TASK DETAILS = Begin with the first line and repeat exactly through the line containing "140, 163, 188, 246, 301, 323]"; leave every image out.

MATERIAL =
Begin

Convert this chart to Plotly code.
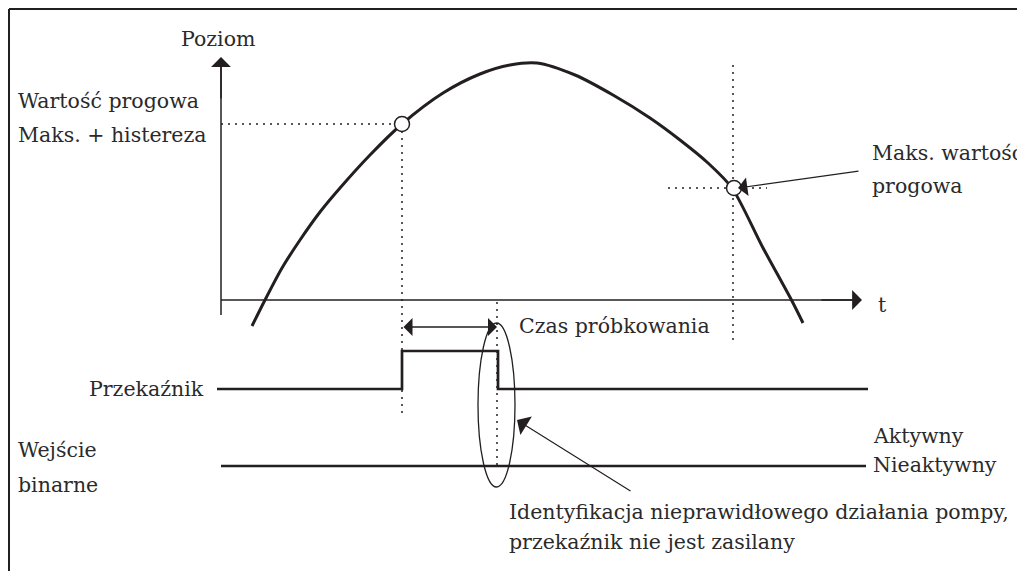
import plotly.graph_objects as go

# ---- data (diagram coordinates: x = time position, y = level position, screen units) ----
curve_t = [252, 265, 282, 300, 320, 340, 370, 402, 443, 480, 510, 537, 575, 613, 650,
           680, 708, 732, 762, 792, 803]
curve_level = [326, 300, 268, 240, 212, 188, 155, 124, 93, 74, 65, 63, 75, 95, 118,
               140, 163, 188, 246, 301, 323]

threshold_t = [402, 734]
threshold_level = [124, 188]

relay_t = [217, 402, 402, 498, 498, 868]
relay_level = [389, 389, 351, 351, 389, 389]

binary_t = [221, 866]
binary_level = [466, 466]

hyst_guide_t = [221, 402]
hyst_guide_level = [124, 124]
max_guide_t = [668, 767]
max_guide_level = [188, 188]
vguide1_t = [402, 402]
vguide1_level = [124, 418]
vguide2_t = [497, 497]
vguide2_level = [302, 467]
vguide3_t = [733, 733]
vguide3_level = [65, 343]

INK = "#231f20"
FONT = dict(family="DejaVu Serif", size=20.5, color="#2a2a2a")

# the page body has an 8px margin: shift the visible range so diagram units equal page pixels
OFF = 8
W, H = 1025, 571

fig = go.Figure()

# guides (dotted)
for gx, gy in [(hyst_guide_t, hyst_guide_level), (max_guide_t, max_guide_level),
               (vguide1_t, vguide1_level), (vguide2_t, vguide2_level), (vguide3_t, vguide3_level)]:
    fig.add_trace(go.Scatter(x=gx, y=gy, mode="lines",
                             line=dict(color=INK, width=1.5, dash="2px,5px"),
                             hoverinfo="skip", showlegend=False))

# level curve
fig.add_trace(go.Scatter(x=curve_t, y=curve_level, mode="lines",
                         line=dict(color=INK, width=3, shape="spline", smoothing=0.8),
                         hoverinfo="skip", showlegend=False))

# relay and binary input
fig.add_trace(go.Scatter(x=relay_t, y=relay_level, mode="lines",
                         line=dict(color=INK, width=2.7), hoverinfo="skip", showlegend=False))
fig.add_trace(go.Scatter(x=binary_t, y=binary_level, mode="lines",
                         line=dict(color=INK, width=2.7), hoverinfo="skip", showlegend=False))

# threshold markers
fig.add_trace(go.Scatter(x=threshold_t, y=threshold_level, mode="markers",
                         marker=dict(symbol="circle", size=15, color="white",
                                     line=dict(color=INK, width=1.5)),
                         hoverinfo="skip", showlegend=False))

shapes = [
    # frame
    dict(type="line", xref="x", yref="y", x0=9, y0=9, x1=W, y1=9, line=dict(color=INK, width=2)),
    dict(type="line", xref="x", yref="y", x0=9, y0=9, x1=9, y1=H, line=dict(color=INK, width=2)),
    # axes lines
    dict(type="line", xref="x", yref="y", x0=221, y0=315, x1=221, y1=66, line=dict(color=INK, width=1.5)),
    dict(type="line", xref="x", yref="y", x0=221, y0=300, x1=852, y1=300, line=dict(color=INK, width=1.5)),
    # ellipse
    dict(type="circle", xref="x", yref="y", x0=478, y0=323, x1=515, y1=487,
         line=dict(color=INK, width=1.3)),
]

annotations = []

def arrow(x, y, ax, ay, width=1.5, size=2.0, side="end", head=1):
    annotations.append(dict(x=x, y=y, ax=ax, ay=ay, xref="x", yref="y", axref="x", ayref="y",
                            text="", showarrow=True, arrowhead=head, startarrowhead=head,
                            arrowsize=size, startarrowsize=size, arrowwidth=width,
                            arrowcolor=INK, arrowside=side, standoff=0, startstandoff=0))

# axis arrowheads
arrow(221, 57, 221, 100, size=2.2)
arrow(862, 300, 820, 300, size=2.2)
# sampling time double arrow
arrow(497, 327, 402, 327, width=1.5, size=2.0, side="end+start")
# pointer arrows
arrow(738, 188, 860, 171, width=1.2, size=2.6)
arrow(517, 420, 632, 492, width=1.2, size=3.0)

def label(x, y, text, anchor="left"):
    annotations.append(dict(x=x, y=y, xref="x", yref="y", text=text, showarrow=False,
                            xanchor=anchor, yanchor="middle", font=FONT))

label(218, 39, "Poziom", "center")
label(16, 101, "Wartość progowa")
label(16, 135, "Maks. + histereza")
label(870, 153, "Maks. wartość")
label(870, 186, "progowa")
label(876, 305, "t")
label(517, 326, "Czas próbkowania")
label(206, 389, "Przekaźnik", "right")
label(16, 450, "Wejście")
label(16, 485, "binarne")
label(871, 436, "Aktywny")
label(871, 465, "Nieaktywny")
label(507, 512, "Identyfikacja nieprawidłowego działania pompy,")
label(507, 542, "przekaźnik nie jest zasilany")

fig.update_layout(
    width=W - OFF, height=H - OFF, autosize=False,
    margin=dict(l=0, r=0, t=0, b=0),
    paper_bgcolor="white", plot_bgcolor="white",
    xaxis=dict(range=[OFF, W], visible=False, fixedrange=True),
    yaxis=dict(range=[H, OFF], visible=False, fixedrange=True),
    shapes=shapes, annotations=annotations, showlegend=False,
)

fig.write_html("out.html", config={"displayModeBar": False})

End

SOLVED PROBLEM =
Convert this chart to Plotly code.
import plotly.graph_objects as go

# ---- data (diagram coordinates: x = time position, y = level position, screen units) ----
curve_t = [252, 265, 282, 300, 320, 340, 370, 402, 443, 480, 510, 537, 575, 613, 650,
           680, 708, 732, 762, 792, 803]
curve_level = [326, 300, 268, 240, 212, 188, 155, 124, 93, 74, 65, 63, 75, 95, 118,
               140, 163, 188, 246, 301, 323]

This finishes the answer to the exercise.